Meta-meta-meta-meta? Who knows.
Eventually, members of both Wrenchies teams and a kid who seems to inhabit the same "base" universe as Wrenchies creator Sherwood team up to save a world where kids are eventually killed (?)/transformed (?) by evil beings like zombies, wizards, and shadowsmen. The Wrenchies' goal? Kill the source of the evil, Sherwood himself.
I see evidence of an author working through issues associated with Plato's cave allegory, existentialist angst, Freudian sublimation and Jungian concepts, but the book often seems as much a plot hodgepodge as it does a critical one. Dalrymple isn't just playing through multiliniarity in comics narratives; he's toying with the concept of a single, clear-cut driving narrative itself.
Make no mistake, the book is gorgeous. Dalrymple's visual detail and storytelling are as exciting and fresh as they've ever been, even in muted palettes, and the arcane, weird vibe of his previous work is intact, even if often the images are grotesque and violent. Characters like Hollis and Scientist are easy to like. Motivations are endearing and piteous. But the book feels tangled, a knot of meaning and reflection perhaps too abstruse to appreciate, a text as confused as it is confusing.

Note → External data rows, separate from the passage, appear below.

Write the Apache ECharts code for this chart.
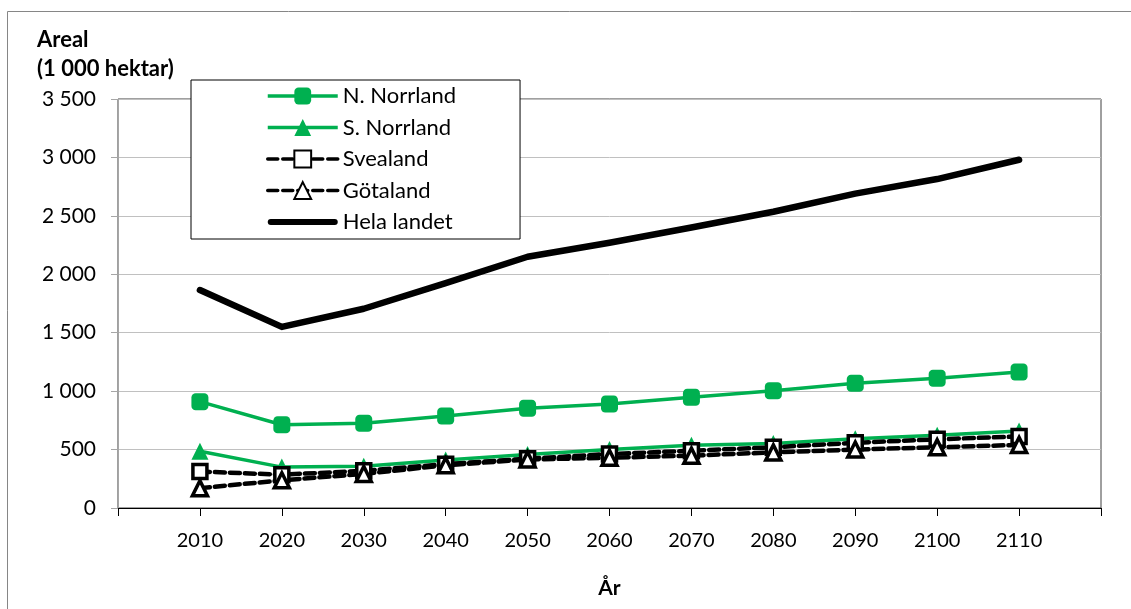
<!DOCTYPE html>
<html>
<head>
<meta charset="utf-8">
<title>Areal</title>
<script src="https://cdn.jsdelivr.net/npm/echarts@6/dist/echarts.min.js"></script>
<style>
  html, body { margin: 0; padding: 0; background: #fff; }
  #chart { width: 1131px; height: 609px; }
</style>
</head>
<body>
<div id="chart"></div>
<script>
// år på x-axeln
var years = [2010, 2020, 2030, 2040, 2050, 2060, 2070, 2080, 2090, 2100, 2110]
// areal, 1 000 hektar
var nNorrland = [910, 712, 725, 787, 853, 890, 948, 1004, 1067, 1110, 1163]
var sNorrland = [485, 350, 357, 410, 458, 500, 538, 553, 592, 622, 658]
var svealand = [312, 285, 318, 375, 422, 462, 490, 520, 558, 588, 612]
var gotaland = [170, 237, 292, 365, 415, 430, 448, 476, 500, 520, 540]
var helaLandet = [1865, 1550, 1705, 1925, 2150, 2270, 2400, 2535, 2690, 2815, 2980]
var yTicks = [0, 500, 1000, 1500, 2000, 2500, 3000, 3500]

var font = 'Lato'
var green = '#00b050'
var dash = [10, 5]

function pairs (arr) {
  return years.map(function (y, i) { return [y, arr[i]] })
}

var myChart = echarts.init(document.getElementById('chart'))
myChart.setOption({
  animation: false,
  backgroundColor: '#fff',
  textStyle: { fontFamily: font, color: '#000' },
  graphic: [
    {
      type: 'rect',
      shape: { x: 7.5, y: 11.5, width: 1300, height: 800 },
      style: { fill: 'none', stroke: '#868686', lineWidth: 1 },
      silent: true
    }
  ],
  title: {
    text: 'Areal\n(1 000 hektar)',
    left: 32,
    top: 20,
    textStyle: { fontFamily: font, fontWeight: 'bold', fontSize: 22, lineHeight: 29, color: '#000' }
  },
  legend: {
    orient: 'vertical',
    left: 191,
    top: 80,
    padding: [5, 64, 6, 75],
    itemGap: 9.5,
    itemWidth: 70,
    itemHeight: 21,
    backgroundColor: '#fff',
    borderColor: '#000',
    borderWidth: 1,
    textStyle: { fontFamily: font, fontSize: 22, color: '#000' },
    data: [
      { name: 'N. Norrland', lineStyle: { width: 3.5 } },
      { name: 'S. Norrland', lineStyle: { width: 3.5 } },
      { name: 'Svealand', lineStyle: { width: 3.5, type: dash } },
      { name: 'Götaland', lineStyle: { width: 3.5, type: dash } },
      { name: 'Hela landet', icon: 'path://M3,0 L67,0 A3,3 0 0 1 67,6 L3,6 A3,3 0 0 1 3,0 Z', itemStyle: { color: '#000' } }
    ]
  },
  grid: {
    left: 118,
    right: 30,
    top: 99,
    bottom: 101,
    show: true,
    borderColor: '#404040',
    borderWidth: 1
  },
  xAxis: {
    type: 'value',
    min: 2000,
    max: 2120,
    interval: 10,
    name: 'År',
    nameLocation: 'middle',
    nameGap: 70,
    nameTextStyle: { fontFamily: font, fontWeight: 'bold', fontSize: 21, color: '#000' },
    axisLine: { lineStyle: { color: '#000', width: 1 } },
    axisTick: { show: true, length: 8, lineStyle: { color: '#000' } },
    splitLine: { show: false },
    axisLabel: {
      margin: 23,
      fontFamily: font,
      fontSize: 20,
      color: '#000',
      formatter: function (v) {
        return years.indexOf(v) >= 0 ? String(v) : ''
      }
    }
  },
  yAxis: {
    type: 'value',
    min: yTicks[0],
    max: yTicks[yTicks.length - 1],
    interval: 500,
    axisLine: { show: true, lineStyle: { color: '#a6a6a6', width: 1 } },
    axisTick: { show: true, length: 7, lineStyle: { color: '#a6a6a6' } },
    splitLine: { lineStyle: { color: '#c0c0c0', width: 1 } },
    axisLabel: {
      margin: 22,
      fontFamily: font,
      fontSize: 21,
      color: '#000',
      formatter: function (v) {
        return String(v).replace(/\B(?=(\d{3})+(?!\d))/g, ' ')
      }
    }
  },
  series: [
    {
      name: 'N. Norrland',
      type: 'line',
      data: pairs(nNorrland),
      symbol: 'roundRect',
      symbolSize: 17,
      itemStyle: { color: green },
      lineStyle: { color: green, width: 3.5 }
    },
    {
      name: 'S. Norrland',
      type: 'line',
      data: pairs(sNorrland),
      symbol: 'triangle',
      symbolSize: 17,
      itemStyle: { color: green },
      lineStyle: { color: green, width: 3.5 }
    },
    {
      name: 'Svealand',
      type: 'line',
      data: pairs(svealand),
      symbol: 'rect',
      symbolSize: 14,
      itemStyle: { color: '#fff', borderColor: '#000', borderWidth: 3.5 },
      lineStyle: { color: '#000', width: 4.5, type: dash, cap: 'round' }
    },
    {
      name: 'Götaland',
      type: 'line',
      data: pairs(gotaland),
      symbol: 'triangle',
      symbolSize: 15,
      itemStyle: { color: '#fff', borderColor: '#000', borderWidth: 3.5 },
      lineStyle: { color: '#000', width: 4.5, type: dash, cap: 'round' }
    },
    {
      name: 'Hela landet',
      type: 'line',
      data: pairs(helaLandet),
      showSymbol: false,
      symbol: 'none',
      itemStyle: { color: '#000' },
      lineStyle: { color: '#000', width: 6.5, cap: 'round', join: 'round' }
    }
  ]
})
</script>
</body>
</html>
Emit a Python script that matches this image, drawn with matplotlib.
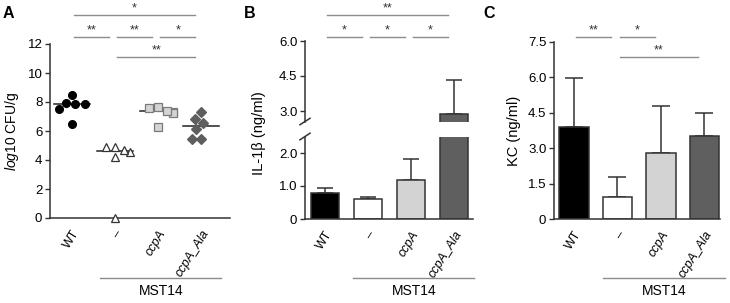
import numpy as np
import matplotlib
matplotlib.use('Agg')
import matplotlib.pyplot as plt
import matplotlib.transforms as mtransforms

plt.rcParams['font.family'] = ['Liberation Sans', 'DejaVu Sans']
plt.rcParams['mathtext.fontset'] = 'custom'
plt.rcParams['mathtext.rm'] = 'Liberation Sans'
plt.rcParams['mathtext.it'] = 'Liberation Sans:italic'

# data
groups = ['WT', '–', 'ccpA', 'ccpA_Ala']
cfu_wt = [7.95, 7.84, 8.48, 7.50, 7.86, 6.48]
cfu_none = [4.92, 4.57, 4.92, 4.19, 4.69, 0.0]
cfu_ccpa = [7.68, 7.33, 7.22, 7.40, 7.57, 6.30]
cfu_ala = [7.33, 6.83, 6.53, 6.12, 5.45, 5.45]

il1b_mean = [0.78, 0.60, 1.18, 2.89]
il1b_sd = [0.17, 0.07, 0.64, 1.46]

kc_mean = [3.90, 0.93, 2.80, 3.53]
kc_sd = [2.07, 0.85, 1.98, 0.95]

# significance: (i, j, label, row)
sig_a = [(0, 3, '*', 0), (0, 1, '**', 1), (1, 2, '**', 1), (2, 3, '*', 1), (1, 3, '**', 2)]
sig_b = [(0, 3, '**', 0), (0, 1, '*', 1), (1, 2, '*', 1), (2, 3, '*', 1), (1, 3, '**', 2)]
sig_c = [(0, 1, '**', 1), (1, 2, '*', 1), (1, 3, '**', 2)]

W, H = 730, 303
fig = plt.figure(figsize=(W/100, H/100), dpi=100)


def add_ax(l, r, t, b):
    return fig.add_axes([l/W, 1-b/H, (r-l)/W, (b-t)/H])


def style(ax, bottom=True):
    for s in ['top', 'right']:
        ax.spines[s].set_visible(False)
    for s in ['left', 'bottom']:
        ax.spines[s].set_color('#333333')
        ax.spines[s].set_linewidth(1.1)
    ax.tick_params(axis='both', direction='out', length=3.5, width=1.0,
                   color='#333333', labelsize=9.5, pad=2)
    if not bottom:
        ax.spines['bottom'].set_visible(False)
        ax.tick_params(axis='x', bottom=False, labelbottom=False)


def xlabels(ax):
    ax.set_xticks(range(len(groups)))
    ax.set_xticklabels(groups, rotation=58, ha='right', va='top',
                       rotation_mode='anchor', fontsize=9)
    for lab in ax.get_xticklabels()[2:]:
        lab.set_style('italic')
    ax.tick_params(axis='x', length=0, pad=7)


rows_y = [15, 37, 57]


def sig(ax, items):
    tr = mtransforms.blended_transform_factory(ax.transData, fig.transFigure)
    for i, j, lab, row in items:
        y = 1 - rows_y[row]/H
        x1, x2 = i + 0.05, j - 0.14
        ax.plot([x1, x2], [y, y], color='#8c8c8c', lw=1.0, transform=tr, clip_on=False)
        ax.text((x1+x2)/2, y + 1.0/H, lab, ha='center', va='bottom', fontsize=9,
                color='#333333', transform=tr)


def mst(ax):
    tr = mtransforms.blended_transform_factory(ax.transData, fig.transFigure)
    y = 1 - 278/H
    ax.plot([0.66, 3.47], [y, y], color='#8c8c8c', lw=1.0, transform=tr, clip_on=False)
    ax.text(2.07, 1 - 291/H, 'MST14', ha='center', va='center', fontsize=10,
            transform=tr)


def swarm(vals, xpx=43.0, ypx=14.5, diam=9.5):
    # beeswarm in pixel space: each point goes as close to the centre as it can
    order = np.argsort(vals)[::-1]
    placed = []
    offs = np.zeros(len(vals))
    cands = sorted(np.arange(-30, 31) * 0.5, key=lambda c: (abs(c), c))
    for k in order:
        y = vals[k] * ypx
        for c in cands:
            x = c
            if all((x - px) ** 2 + (y - py) ** 2 >= diam ** 2 for px, py in placed):
                break
        placed.append((x, y))
        offs[k] = x / xpx
    return offs


# ---------------- A ----------------
axA = add_ax(50, 230, 44, 218)
style(axA)
axA.set_xlim(-0.51, 3.67)
axA.set_ylim(0, 12)
axA.set_yticks(range(0, 13, 2))
xlabels(axA)
axA.set_ylabel(r'$\mathit{log}$10 CFU/g', fontsize=10, labelpad=5)

marks = [('o', 'black', 'black'), ('^', 'white', '#333333'),
         ('s', '#d4d4d4', '#7a7a7a'), ('D', '#5e5e5e', '#5e5e5e')]
for k, vals in enumerate([cfu_wt, cfu_none, cfu_ccpa, cfu_ala]):
    vals = np.array(vals)
    offs = swarm(vals)
    m, fc, ec = marks[k]
    ms = 5.6 if m != 'D' else 4.6
    axA.plot(k + offs, vals, m, ms=ms, mfc=fc, mec=ec, mew=0.9, ls='none',
             clip_on=False, zorder=3)
    med = np.median(vals)
    axA.plot([k - 0.42, k + 0.42], [med, med], color='#222222', lw=1.1, zorder=2)
sig(axA, sig_a)
mst(axA)

# ---------------- B ----------------
bar_fc = ['black', 'white', '#d3d3d3', '#5f5f5f']
bar_ec = '#333333'

axBl = add_ax(305, 473, 136.5, 219)
axBu = add_ax(305, 473, 41, 121.5)
for ax in [axBl, axBu]:
    ax.bar(range(4), il1b_mean, width=0.65, color=bar_fc, edgecolor=bar_ec, lw=1.1, zorder=2)
    ax.errorbar(range(4), il1b_mean, yerr=[[0]*4, il1b_sd], fmt='none',
                ecolor='#333333', elinewidth=1.1, capsize=5.5, capthick=1.1, zorder=1)
    ax.set_xlim(-0.465, 3.44)
style(axBl)
style(axBu, bottom=False)
axBl.set_ylim(0, 2.5)
axBl.set_yticks([0, 1.0, 2.0])
axBl.set_yticklabels(['0', '1.0', '2.0'])
axBu.set_ylim(2.55, 6.0)
axBu.set_yticks([3.0, 4.5, 6.0])
axBu.set_yticklabels(['3.0', '4.5', '6.0'])
xlabels(axBl)
# break marks
for ax, yy in [(axBu, 0.0), (axBl, 1.0)]:
    ax.plot([-0.03, 0.03], [yy - 0.04, yy + 0.04], transform=ax.transAxes,
            color='#333333', lw=1.1, clip_on=False)
fig.text(259/W, 1 - 133/H, 'IL-1β (ng/ml)', rotation=90, ha='center', va='center',
         fontsize=10.5)
sig(axBl, sig_b)
mst(axBl)

# ---------------- C ----------------
axC = add_ax(554, 720, 42, 219)
style(axC)
axC.bar(range(4), kc_mean, width=0.68, color=bar_fc, edgecolor=bar_ec, lw=1.1, zorder=2)
axC.errorbar(range(4), kc_mean, yerr=[[0]*4, kc_sd], fmt='none',
             ecolor='#333333', elinewidth=1.1, capsize=6.5, capthick=1.1, zorder=1)
axC.set_xlim(-0.46, 3.36)
axC.set_ylim(0, 7.5)
axC.set_yticks([0, 1.5, 3.0, 4.5, 6.0, 7.5])
axC.set_yticklabels(['0', '1.5', '3.0', '4.5', '6.0', '7.5'])
xlabels(axC)
axC.set_ylabel('KC (ng/ml)', fontsize=10.5, labelpad=5)
sig(axC, sig_c)
mst(axC)

for lab, x in [('A', 8), ('B', 250), ('C', 489)]:
    fig.text(x/W, 1 - 14/H, lab, fontsize=11.5, fontweight='bold', ha='center', va='center')

fig.savefig('out.png', dpi=100)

Still, if you're a fan of the recherché and post-apocalyptic sensations and don't mind a read where you're probably never going to have a full sense of what is going on or even why the narrative exists (as in what deep, dark need it served for the author), The Wrenchies offers a twenty-side die of a read, the graphic novel as icosahedron. Revel in its mysteries, teases and taunts, but don't expect easy answers in terms of plot or presence.